• TASK TO COMPLETE:
Retype the opening lines of the listing below, ending with the line that contains "in_rticks = [5, 10, 15, 20]", and leave out any pictures.

• DATA:
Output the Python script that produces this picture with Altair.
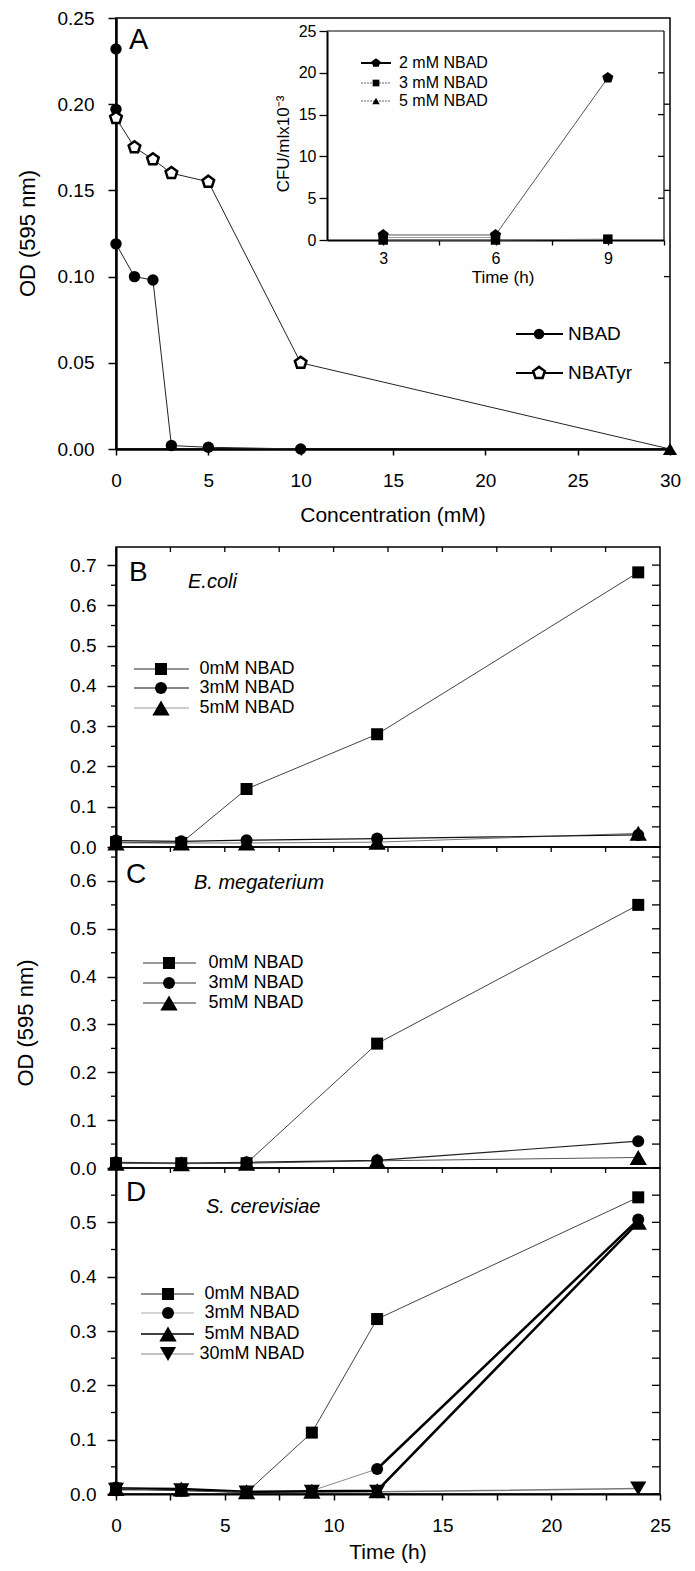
import altair as alt
import pandas as pd

FONT = "Liberation Sans"
PENT = "M0,-1L0.951,-0.309L0.588,0.809L-0.588,0.809L-0.951,-0.309Z"

# ---------------- Panel A data ----------------
a_nbad_conc = [0, 1, 2, 3, 5, 10]
a_nbad_od = [0.119, 0.100, 0.098, 0.002, 0.001, 0.000]
a_extra_conc = [0, 0]
a_extra_od = [0.232, 0.197]
a_nbatyr_conc = [0, 1, 2, 3, 5, 10, 30]
a_nbatyr_od = [0.192, 0.175, 0.168, 0.160, 0.155, 0.050, 0.000]
a_end_conc = [30]
a_end_od = [0.0]
a_xticks = [0, 5, 10, 15, 20, 25, 30]
a_yticks = [0.0, 0.05, 0.10, 0.15, 0.20, 0.25]
a_rticks = [0.05, 0.10, 0.15, 0.20]

# ---------------- Inset data ----------------
in_time = [3, 6, 9]
in_2mm = [0.6, 0.6, 19.4]
in_3mm = [0.0, 0.0, 0.1]
in_5mm_time = [3, 6]
in_5mm = [0.3, 0.3]
in_xticks = [3, 4.5, 6, 7.5, 9, 10.5]
in_yticks = [0, 5, 10, 15, 20, 25]
in_rticks = [5, 10, 15, 20]

# ---------------- Panels B-D data ----------------
bd_xticks = [0, 2.5, 5, 7.5, 10, 12.5, 15, 17.5, 20, 22.5, 25]
bd_top_ticks = [2.5, 5, 7.5, 10, 12.5, 15, 17.5, 20, 22.5]

b_time = [0, 3, 6, 12, 24]
b_0mm = [0.012, 0.010, 0.144, 0.280, 0.682]
b_3mm = [0.016, 0.014, 0.017, 0.021, 0.030]
b_5mm = [0.010, 0.010, 0.010, 0.012, 0.034]
b_major = [0.0, 0.1, 0.2, 0.3, 0.4, 0.5, 0.6, 0.7]
b_minor = [0.05, 0.15, 0.25, 0.35, 0.45, 0.55, 0.65]

c_time = [0, 3, 6, 12, 24]
c_0mm = [0.010, 0.010, 0.010, 0.260, 0.550]
c_3mm = [0.012, 0.010, 0.012, 0.016, 0.056]
c_5mm = [0.010, 0.009, 0.010, 0.015, 0.022]
c_major = [0.0, 0.1, 0.2, 0.3, 0.4, 0.5, 0.6]
c_minor = [0.05, 0.15, 0.25, 0.35, 0.45, 0.55, 0.65]

d_time = [0, 3, 6, 9, 12, 24]
d_0mm = [0.010, 0.006, 0.003, 0.113, 0.322, 0.546]
d_3mm = [0.012, 0.008, 0.003, 0.006, 0.046, 0.505]
d_5mm = [0.010, 0.009, 0.004, 0.005, 0.006, 0.500]
d_30mm = [0.008, 0.007, 0.003, 0.004, 0.004, 0.010]
d_major = [0.0, 0.1, 0.2, 0.3, 0.4, 0.5]
d_minor = [0.05, 0.15, 0.25, 0.35, 0.45, 0.55]

# ---------------- geometry ----------------
A_W, A_H = 554, 431
BD_W = 544
B_H, C_H, D_H = 300, 321, 326

ONE = pd.DataFrame({"t": [""]})


def sc(domain, rng=None):
    if rng is None:
        return alt.Scale(domain=domain, nice=False, zero=False)
    return alt.Scale(domain=domain, range=rng, nice=False, zero=False)


def xy(x, y):
    return pd.DataFrame({"x": x, "y": y})


class P:
    """Scales and axes shared by every layer of a panel."""

    def __init__(self, xs, ys, xax, yax):
        self.xs, self.ys, self.xax, self.yax = xs, ys, xax, yax

    def X(self, f="x:Q"):
        return alt.X(f, scale=self.xs, axis=self.xax)

    def Y(self, f="y:Q"):
        return alt.Y(f, scale=self.ys, axis=self.yax)


def line(p, x, y, **kw):
    return alt.Chart(xy(x, y)).mark_line(**kw).encode(x=p.X(), y=p.Y())


def pts(p, x, y, **kw):
    return alt.Chart(xy(x, y)).mark_point(opacity=1, **kw).encode(x=p.X(), y=p.Y())


def hline(x1, x2, y, color="black", w=1.0, dash=None):
    kw = {}
    if dash:
        kw["strokeDash"] = dash
    return alt.Chart(ONE).mark_rule(color=color, strokeWidth=w, **kw).encode(
        x=alt.value(x1), x2=alt.value(x2), y=alt.value(y))


def sym(x, y, **kw):
    return alt.Chart(ONE).mark_point(opacity=1, **kw).encode(x=alt.value(x), y=alt.value(y))


def txt(s, x, y, size, align="left", baseline="alphabetic", style="normal", angle=0):
    kw = {}
    if angle:
        kw["angle"] = angle
    return alt.Chart(pd.DataFrame({"t": [s]})).mark_text(
        font=FONT, fontSize=size, align=align, baseline=baseline, fontStyle=style,
        color="black", **kw).encode(text="t:N", x=alt.value(x), y=alt.value(y))


def yticks_side(p, vals, x1, x2, w=1.3):
    return alt.Chart(pd.DataFrame({"v": vals})).mark_rule(color="black", strokeWidth=w).encode(
        y=p.Y("v:Q"), x=alt.value(x1), x2=alt.value(x2))


def xticks_top(p, vals, length, w=1.3):
    return alt.Chart(pd.DataFrame({"v": vals})).mark_rule(color="black", strokeWidth=w).encode(
        x=p.X("v:Q"), y=alt.value(0), y2=alt.value(length))


SQ = dict(shape="square", filled=True, color="black", size=144)
CI = dict(shape="circle", filled=True, color="black", size=144)
TU = dict(shape="triangle-up", filled=True, color="black", size=300)
TD = dict(shape="triangle-down", filled=True, color="black", size=260)

# ================= Panel A =================
pA = P(
    sc([0, 30]), sc([0, 0.25]),
    alt.Axis(values=a_xticks, format="d", tickSize=6, labelPadding=16, labelFontSize=19,
             title=None, domainWidth=2.5, tickWidth=1.5, labelFlush=False, labelOverlap=False),
    alt.Axis(values=a_yticks, format=".2f", tickSize=8, labelPadding=14, labelFontSize=19,
             title=None, domainWidth=2.5, tickWidth=1.5, labelFlush=False, labelOverlap=False),
)

A_main = alt.layer(
    line(pA, a_nbatyr_conc, a_nbatyr_od, color="#222", strokeWidth=1),
    line(pA, a_nbad_conc, a_nbad_od, color="#222", strokeWidth=1),
    pts(pA, a_extra_conc, a_extra_od, shape="circle", filled=True, color="black", size=130),
    pts(pA, a_nbad_conc, a_nbad_od, shape="circle", filled=True, color="black", size=130),
    pts(pA, a_nbatyr_conc[:-1], a_nbatyr_od[:-1], shape=PENT, filled=True,
        fill="white", stroke="black", strokeWidth=2.5, size=150),
    pts(pA, a_end_conc, a_end_od, shape="triangle-up", filled=True, color="black", size=200),
    yticks_side(pA, a_rticks, A_W - 6, A_W),
    # legend
    hline(400, 447, 316, w=2),
    sym(423, 316, shape="circle", filled=True, color="black", size=110),
    txt("NBAD", 452, 316, 19, baseline="middle"),
    hline(400, 447, 355, w=2),
    sym(423, 355, shape=PENT, filled=True, fill="white", stroke="black", strokeWidth=2.5, size=150),
    txt("NBATyr", 452, 355, 19, baseline="middle"),
    # labels
    txt("A", 13, 31, 29),
    txt("OD (595 nm)", -88, A_H / 2, 22, align="center", baseline="middle", angle=270),
    txt("Concentration (mM)", 277, 498, 21, align="center", baseline="middle"),
)

# Inset (own scales mapped into a sub-rectangle of panel A)
pI = P(
    sc([1.5, 10.5], [211, 548]), sc([0, 25], [222, 13]),
    alt.Axis(orient="bottom", offset=-(A_H - 222), values=in_xticks, format="d",
             labelExpr="datum.value % 3 === 0 ? datum.label : ''", tickSize=5, labelPadding=5,
             labelFontSize=16, title=None, domainWidth=2, tickWidth=1.3,
             labelFlush=False, labelOverlap=False),
    alt.Axis(orient="left", offset=-211, values=in_yticks, format="d", tickSize=8, labelPadding=3,
             labelFontSize=16, title=None, domainWidth=2, tickWidth=1.3,
             labelFlush=False, labelOverlap=False),
)

A_inset = alt.layer(
    alt.Chart(ONE).mark_rule(color="black", strokeWidth=1.2).encode(
        x=alt.XDatum(1.5, scale=pI.xs, axis=pI.xax), x2=alt.X2Datum(10.5),
        y=alt.YDatum(25, scale=pI.ys, axis=pI.yax)),
    alt.Chart(ONE).mark_rule(color="black", strokeWidth=1.2).encode(
        x=alt.XDatum(10.5, scale=pI.xs, axis=pI.xax),
        y=alt.YDatum(0, scale=pI.ys, axis=pI.yax), y2=alt.Y2Datum(25)),
    yticks_side(pI, in_rticks, 548 - 6, 548),
    line(pI, in_5mm_time, in_5mm, color="#999", strokeWidth=1),
    line(pI, in_time, in_3mm, color="#777", strokeWidth=1),
    line(pI, in_time, in_2mm, color="#555", strokeWidth=1),
    pts(pI, in_5mm_time, in_5mm, shape="triangle-up", filled=True, color="black", size=70),
    pts(pI, in_time, in_3mm, shape="square", filled=True, color="black", size=90),
    pts(pI, in_time, in_2mm, shape=PENT, filled=True, color="black", size=140),
    # inset legend
    hline(245, 275, 45, w=2),
    sym(260, 45, shape=PENT, filled=True, color="black", size=90),
    txt("2 mM NBAD", 283, 45, 16, baseline="middle"),
    hline(245, 275, 65, color="#666", w=1, dash=[2, 1]),
    sym(260, 65, shape="square", filled=True, color="black", size=45),
    txt("3 mM NBAD", 283, 65, 16, baseline="middle"),
    hline(245, 275, 83, color="#666", w=1, dash=[2, 1]),
    sym(260, 83, shape="triangle-up", filled=True, color="black", size=55),
    txt("5 mM NBAD", 283, 83, 16, baseline="middle"),
    txt("CFU/mlx10\u207b\u00b3", 168, 126, 17, align="center", baseline="middle", angle=270),
    txt("Time (h)", 387, 260, 17, align="center", baseline="middle"),
)

A = alt.layer(A_main, A_inset).resolve_scale(x="independent", y="independent").properties(
    width=A_W, height=A_H)

# ================= Panels B-D =================
bd_xs = sc([0, 25])


def yax(major):
    return alt.Axis(values=major, format=".1f", tickSize=9, labelPadding=11, labelFontSize=19,
                    title=None, domainWidth=2, tickWidth=1.5, labelFlush=False, labelOverlap=False)


def frame_ticks(p, minor, major):
    return [
        yticks_side(p, minor, -5, 0),
        yticks_side(p, major + minor, BD_W - 8, BD_W),
        xticks_top(p, bd_top_ticks, 5),
    ]


def legend(entries, ys_list, x1, x2, xs_sym, xt):
    out = []
    for (label, color, w, style), yy in zip(entries, ys_list):
        out.append(hline(x1, x2, yy, color=color, w=w))
        out.append(sym(xs_sym, yy, **style))
        out.append(txt(label, xt, yy, 18, align="center", baseline="middle"))
    return out


# ---- B
pB = P(bd_xs, sc([0, 0.745]), None, yax(b_major))
B = alt.layer(
    *frame_ticks(pB, b_minor, b_major),
    line(pB, b_time, b_5mm, color="#777", strokeWidth=1),
    line(pB, b_time, b_3mm, color="#111", strokeWidth=1.2),
    line(pB, b_time, b_0mm, color="#444", strokeWidth=1),
    pts(pB, b_time, b_0mm, **SQ),
    pts(pB, b_time, b_3mm, **CI),
    pts(pB, b_time, b_5mm, **TU),
    *legend([("0mM NBAD", "#222", 1, SQ), ("3mM NBAD", "#111", 1.2, CI),
             ("5mM NBAD", "#999", 1, TU)], [122, 141, 161], 18, 73, 45, 131),
    txt("B", 13, 34, 28),
    txt("E.coli", 72, 41, 20, style="italic"),
).properties(width=BD_W, height=B_H)

# ---- C
pC = P(bd_xs, sc([0, 0.671]), None, yax(c_major))
C = alt.layer(
    *frame_ticks(pC, c_minor, c_major),
    line(pC, c_time, c_5mm, color="#555", strokeWidth=1),
    line(pC, c_time, c_3mm, color="#222", strokeWidth=1.2),
    line(pC, c_time, c_0mm, color="#444", strokeWidth=1),
    pts(pC, c_time, c_0mm, **SQ),
    pts(pC, c_time, c_3mm, **CI),
    pts(pC, c_time, c_5mm, **TU),
    *legend([("0mM NBAD", "#333", 1, SQ), ("3mM NBAD", "#333", 1, CI),
             ("5mM NBAD", "#333", 1, TU)], [116, 136, 156], 27, 80, 53, 140),
    txt("C", 10, 36, 28),
    txt("B. megaterium", 78, 42, 20, style="italic"),
    txt("OD (595 nm)", -90, 176, 22, align="center", baseline="middle", angle=270),
).properties(width=BD_W, height=C_H)

# ---- D
d_xaxis = alt.Axis(values=bd_xticks, format="d", labelExpr="datum.value % 5 === 0 ? datum.label : ''",
                   tickSize=6, labelPadding=16, labelFontSize=19, title=None, domainWidth=2,
                   tickWidth=1.5, labelFlush=False, labelOverlap=False)
pD = P(bd_xs, sc([0, 0.6]), d_xaxis, yax(d_major))
D = alt.layer(
    *frame_ticks(pD, d_minor, d_major),
    line(pD, d_time, d_30mm, color="#777", strokeWidth=1.5),
    line(pD, d_time[:5], d_3mm[:5], color="#888", strokeWidth=1),
    line(pD, d_time, d_5mm, color="#000", strokeWidth=2.5),
    line(pD, d_time[4:], d_3mm[4:], color="#000", strokeWidth=2.5),
    line(pD, d_time, d_0mm, color="#444", strokeWidth=1),
    pts(pD, d_time, d_30mm, **TD),
    pts(pD, d_time, d_5mm, **TU),
    pts(pD, d_time, d_3mm, **CI),
    pts(pD, d_time, d_0mm, **SQ),
    *legend([("0mM NBAD", "#222", 1, SQ), ("3mM NBAD", "#aaa", 1, CI),
             ("5mM NBAD", "#000", 1.5, TU), ("30mM NBAD", "#888", 1, TD)],
            [126, 145, 166, 186], 25, 78, 52, 136),
    txt("D", 10, 33, 28),
    txt("S. cerevisiae", 90, 45, 20, style="italic"),
    txt("Time (h)", 272, 385, 21, align="center", baseline="middle"),
).properties(width=BD_W, height=D_H)

BCD = alt.vconcat(B, C, D, spacing=0, bounds="flush")

chart = alt.vconcat(A, BCD, spacing=98, bounds="flush").properties(
    padding={"left": 6, "top": 0, "right": 5, "bottom": 0},
    background="white",
).configure_view(stroke="black", strokeWidth=1.5).configure_axis(
    labelFont=FONT, labelColor="black", tickColor="black", domainColor="black", grid=False,
)

chart.save("out.html", embed_options={"renderer": "svg", "actions": False})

• COMPLETE OUTPUT:
Output the Python script that produces this picture with Altair.
import altair as alt
import pandas as pd

FONT = "Liberation Sans"
PENT = "M0,-1L0.951,-0.309L0.588,0.809L-0.588,0.809L-0.951,-0.309Z"

# ---------------- Panel A data ----------------
a_nbad_conc = [0, 1, 2, 3, 5, 10]
a_nbad_od = [0.119, 0.100, 0.098, 0.002, 0.001, 0.000]
a_extra_conc = [0, 0]
a_extra_od = [0.232, 0.197]
a_nbatyr_conc = [0, 1, 2, 3, 5, 10, 30]
a_nbatyr_od = [0.192, 0.175, 0.168, 0.160, 0.155, 0.050, 0.000]
a_end_conc = [30]
a_end_od = [0.0]
a_xticks = [0, 5, 10, 15, 20, 25, 30]
a_yticks = [0.0, 0.05, 0.10, 0.15, 0.20, 0.25]
a_rticks = [0.05, 0.10, 0.15, 0.20]

# ---------------- Inset data ----------------
in_time = [3, 6, 9]
in_2mm = [0.6, 0.6, 19.4]
in_3mm = [0.0, 0.0, 0.1]
in_5mm_time = [3, 6]
in_5mm = [0.3, 0.3]
in_xticks = [3, 4.5, 6, 7.5, 9, 10.5]
in_yticks = [0, 5, 10, 15, 20, 25]
in_rticks = [5, 10, 15, 20]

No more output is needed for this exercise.